◆ What you are asked to do ◆
Transcribe the whole listing below without changing a word, but leave out every image.

>>>>

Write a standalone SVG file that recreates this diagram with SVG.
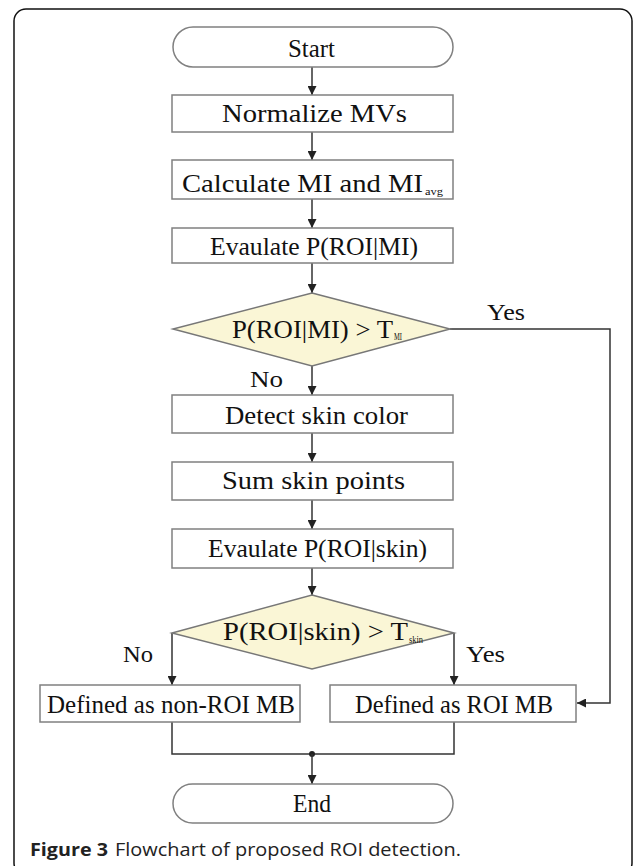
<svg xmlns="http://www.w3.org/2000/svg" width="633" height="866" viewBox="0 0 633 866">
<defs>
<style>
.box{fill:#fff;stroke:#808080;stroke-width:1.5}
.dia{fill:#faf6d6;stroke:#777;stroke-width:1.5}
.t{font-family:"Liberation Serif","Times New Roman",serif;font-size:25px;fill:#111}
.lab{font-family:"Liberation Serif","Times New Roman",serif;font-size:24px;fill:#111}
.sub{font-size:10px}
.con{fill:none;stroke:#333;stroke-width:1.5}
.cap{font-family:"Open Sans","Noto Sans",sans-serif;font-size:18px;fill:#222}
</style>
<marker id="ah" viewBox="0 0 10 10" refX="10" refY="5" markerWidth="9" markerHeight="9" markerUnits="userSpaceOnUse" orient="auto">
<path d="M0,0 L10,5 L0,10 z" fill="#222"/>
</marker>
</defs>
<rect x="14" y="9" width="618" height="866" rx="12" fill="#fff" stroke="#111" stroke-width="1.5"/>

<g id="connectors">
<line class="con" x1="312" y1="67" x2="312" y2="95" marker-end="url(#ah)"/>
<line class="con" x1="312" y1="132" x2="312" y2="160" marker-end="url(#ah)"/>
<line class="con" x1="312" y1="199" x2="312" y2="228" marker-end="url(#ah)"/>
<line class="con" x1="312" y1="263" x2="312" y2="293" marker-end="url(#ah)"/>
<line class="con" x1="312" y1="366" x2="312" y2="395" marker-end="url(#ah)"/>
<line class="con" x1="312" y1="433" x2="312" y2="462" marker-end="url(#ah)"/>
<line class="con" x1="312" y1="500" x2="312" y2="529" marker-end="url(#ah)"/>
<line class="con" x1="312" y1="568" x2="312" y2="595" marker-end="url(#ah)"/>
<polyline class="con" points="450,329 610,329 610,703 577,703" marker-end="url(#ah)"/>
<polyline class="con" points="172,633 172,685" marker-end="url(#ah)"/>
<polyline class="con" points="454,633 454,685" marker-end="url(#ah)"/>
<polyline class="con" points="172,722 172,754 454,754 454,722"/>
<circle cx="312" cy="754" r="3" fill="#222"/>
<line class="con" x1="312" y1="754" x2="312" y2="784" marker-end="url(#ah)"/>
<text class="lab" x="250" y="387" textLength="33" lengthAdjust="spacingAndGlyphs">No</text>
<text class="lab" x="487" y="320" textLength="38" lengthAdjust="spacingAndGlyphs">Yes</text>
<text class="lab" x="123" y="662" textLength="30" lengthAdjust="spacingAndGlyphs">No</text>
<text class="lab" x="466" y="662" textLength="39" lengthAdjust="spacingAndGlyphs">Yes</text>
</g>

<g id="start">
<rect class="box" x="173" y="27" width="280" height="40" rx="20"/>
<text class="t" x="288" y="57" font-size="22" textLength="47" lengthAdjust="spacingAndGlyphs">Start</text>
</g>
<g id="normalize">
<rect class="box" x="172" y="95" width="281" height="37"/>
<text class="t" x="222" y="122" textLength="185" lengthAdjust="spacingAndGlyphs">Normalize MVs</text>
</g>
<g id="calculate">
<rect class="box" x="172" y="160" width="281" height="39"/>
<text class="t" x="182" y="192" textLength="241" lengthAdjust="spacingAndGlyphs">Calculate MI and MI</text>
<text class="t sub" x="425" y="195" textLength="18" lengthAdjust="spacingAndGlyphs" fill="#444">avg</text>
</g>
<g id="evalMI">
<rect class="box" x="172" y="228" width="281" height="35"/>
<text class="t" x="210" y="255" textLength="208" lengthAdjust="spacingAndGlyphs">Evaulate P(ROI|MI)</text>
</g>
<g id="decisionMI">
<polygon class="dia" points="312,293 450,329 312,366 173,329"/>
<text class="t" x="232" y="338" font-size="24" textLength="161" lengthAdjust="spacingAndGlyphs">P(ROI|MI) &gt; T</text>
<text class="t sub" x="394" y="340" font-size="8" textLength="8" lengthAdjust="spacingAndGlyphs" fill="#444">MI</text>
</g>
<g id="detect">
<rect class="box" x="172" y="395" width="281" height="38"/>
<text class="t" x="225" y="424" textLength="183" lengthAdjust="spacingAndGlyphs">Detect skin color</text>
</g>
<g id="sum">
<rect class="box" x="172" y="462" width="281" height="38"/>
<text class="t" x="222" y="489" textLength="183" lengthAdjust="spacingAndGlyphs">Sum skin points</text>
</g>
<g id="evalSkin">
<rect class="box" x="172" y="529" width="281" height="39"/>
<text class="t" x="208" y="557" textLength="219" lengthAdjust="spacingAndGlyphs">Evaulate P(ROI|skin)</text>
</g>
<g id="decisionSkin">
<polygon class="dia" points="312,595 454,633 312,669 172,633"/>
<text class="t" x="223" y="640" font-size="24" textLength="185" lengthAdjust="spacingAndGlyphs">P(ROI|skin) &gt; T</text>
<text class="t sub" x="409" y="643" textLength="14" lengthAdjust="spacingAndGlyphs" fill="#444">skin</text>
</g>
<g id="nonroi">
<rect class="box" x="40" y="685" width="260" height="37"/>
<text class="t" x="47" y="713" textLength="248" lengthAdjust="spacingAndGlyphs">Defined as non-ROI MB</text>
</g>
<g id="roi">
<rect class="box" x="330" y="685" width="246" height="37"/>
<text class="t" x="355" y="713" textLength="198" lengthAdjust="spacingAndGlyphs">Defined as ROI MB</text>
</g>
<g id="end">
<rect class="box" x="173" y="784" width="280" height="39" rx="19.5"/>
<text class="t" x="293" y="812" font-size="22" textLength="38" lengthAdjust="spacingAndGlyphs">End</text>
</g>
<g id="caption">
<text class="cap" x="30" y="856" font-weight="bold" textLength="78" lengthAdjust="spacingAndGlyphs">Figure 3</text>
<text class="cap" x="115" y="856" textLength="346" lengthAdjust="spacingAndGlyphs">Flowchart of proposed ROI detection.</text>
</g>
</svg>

<<<<

◆ Result ◆
Write a standalone SVG file that recreates this diagram with SVG.
<svg xmlns="http://www.w3.org/2000/svg" width="633" height="866" viewBox="0 0 633 866">
<defs>
<style>
.box{fill:#fff;stroke:#808080;stroke-width:1.5}
.dia{fill:#faf6d6;stroke:#777;stroke-width:1.5}
.t{font-family:"Liberation Serif","Times New Roman",serif;font-size:25px;fill:#111}
.lab{font-family:"Liberation Serif","Times New Roman",serif;font-size:24px;fill:#111}
.sub{font-size:10px}
.con{fill:none;stroke:#333;stroke-width:1.5}
.cap{font-family:"Open Sans","Noto Sans",sans-serif;font-size:18px;fill:#222}
</style>
<marker id="ah" viewBox="0 0 10 10" refX="10" refY="5" markerWidth="9" markerHeight="9" markerUnits="userSpaceOnUse" orient="auto">
<path d="M0,0 L10,5 L0,10 z" fill="#222"/>
</marker>
</defs>
<rect x="14" y="9" width="618" height="866" rx="12" fill="#fff" stroke="#111" stroke-width="1.5"/>

<g id="connectors">
<line class="con" x1="312" y1="67" x2="312" y2="95" marker-end="url(#ah)"/>
<line class="con" x1="312" y1="132" x2="312" y2="160" marker-end="url(#ah)"/>
<line class="con" x1="312" y1="199" x2="312" y2="228" marker-end="url(#ah)"/>
<line class="con" x1="312" y1="263" x2="312" y2="293" marker-end="url(#ah)"/>
<line class="con" x1="312" y1="366" x2="312" y2="395" marker-end="url(#ah)"/>
<line class="con" x1="312" y1="433" x2="312" y2="462" marker-end="url(#ah)"/>
<line class="con" x1="312" y1="500" x2="312" y2="529" marker-end="url(#ah)"/>
<line class="con" x1="312" y1="568" x2="312" y2="595" marker-end="url(#ah)"/>
<polyline class="con" points="450,329 610,329 610,703 577,703" marker-end="url(#ah)"/>
<polyline class="con" points="172,633 172,685" marker-end="url(#ah)"/>
<polyline class="con" points="454,633 454,685" marker-end="url(#ah)"/>
<polyline class="con" points="172,722 172,754 454,754 454,722"/>
<circle cx="312" cy="754" r="3" fill="#222"/>
<line class="con" x1="312" y1="754" x2="312" y2="784" marker-end="url(#ah)"/>
<text class="lab" x="250" y="387" textLength="33" lengthAdjust="spacingAndGlyphs">No</text>
<text class="lab" x="487" y="320" textLength="38" lengthAdjust="spacingAndGlyphs">Yes</text>
<text class="lab" x="123" y="662" textLength="30" lengthAdjust="spacingAndGlyphs">No</text>
<text class="lab" x="466" y="662" textLength="39" lengthAdjust="spacingAndGlyphs">Yes</text>
</g>

<g id="start">
<rect class="box" x="173" y="27" width="280" height="40" rx="20"/>
<text class="t" x="288" y="57" font-size="22" textLength="47" lengthAdjust="spacingAndGlyphs">Start</text>
</g>
<g id="normalize">
<rect class="box" x="172" y="95" width="281" height="37"/>
<text class="t" x="222" y="122" textLength="185" lengthAdjust="spacingAndGlyphs">Normalize MVs</text>
</g>
<g id="calculate">
<rect class="box" x="172" y="160" width="281" height="39"/>
<text class="t" x="182" y="192" textLength="241" lengthAdjust="spacingAndGlyphs">Calculate MI and MI</text>
<text class="t sub" x="425" y="195" textLength="18" lengthAdjust="spacingAndGlyphs" fill="#444">avg</text>
</g>
<g id="evalMI">
<rect class="box" x="172" y="228" width="281" height="35"/>
<text class="t" x="210" y="255" textLength="208" lengthAdjust="spacingAndGlyphs">Evaulate P(ROI|MI)</text>
</g>
<g id="decisionMI">
<polygon class="dia" points="312,293 450,329 312,366 173,329"/>
<text class="t" x="232" y="338" font-size="24" textLength="161" lengthAdjust="spacingAndGlyphs">P(ROI|MI) &gt; T</text>
<text class="t sub" x="394" y="340" font-size="8" textLength="8" lengthAdjust="spacingAndGlyphs" fill="#444">MI</text>
</g>
<g id="detect">
<rect class="box" x="172" y="395" width="281" height="38"/>
<text class="t" x="225" y="424" textLength="183" lengthAdjust="spacingAndGlyphs">Detect skin color</text>
</g>
<g id="sum">
<rect class="box" x="172" y="462" width="281" height="38"/>
<text class="t" x="222" y="489" textLength="183" lengthAdjust="spacingAndGlyphs">Sum skin points</text>
</g>
<g id="evalSkin">
<rect class="box" x="172" y="529" width="281" height="39"/>
<text class="t" x="208" y="557" textLength="219" lengthAdjust="spacingAndGlyphs">Evaulate P(ROI|skin)</text>
</g>
<g id="decisionSkin">
<polygon class="dia" points="312,595 454,633 312,669 172,633"/>
<text class="t" x="223" y="640" font-size="24" textLength="185" lengthAdjust="spacingAndGlyphs">P(ROI|skin) &gt; T</text>
<text class="t sub" x="409" y="643" textLength="14" lengthAdjust="spacingAndGlyphs" fill="#444">skin</text>
</g>
<g id="nonroi">
<rect class="box" x="40" y="685" width="260" height="37"/>
<text class="t" x="47" y="713" textLength="248" lengthAdjust="spacingAndGlyphs">Defined as non-ROI MB</text>
</g>
<g id="roi">
<rect class="box" x="330" y="685" width="246" height="37"/>
<text class="t" x="355" y="713" textLength="198" lengthAdjust="spacingAndGlyphs">Defined as ROI MB</text>
</g>
<g id="end">
<rect class="box" x="173" y="784" width="280" height="39" rx="19.5"/>
<text class="t" x="293" y="812" font-size="22" textLength="38" lengthAdjust="spacingAndGlyphs">End</text>
</g>
<g id="caption">
<text class="cap" x="30" y="856" font-weight="bold" textLength="78" lengthAdjust="spacingAndGlyphs">Figure 3</text>
<text class="cap" x="115" y="856" textLength="346" lengthAdjust="spacingAndGlyphs">Flowchart of proposed ROI detection.</text>
</g>
</svg>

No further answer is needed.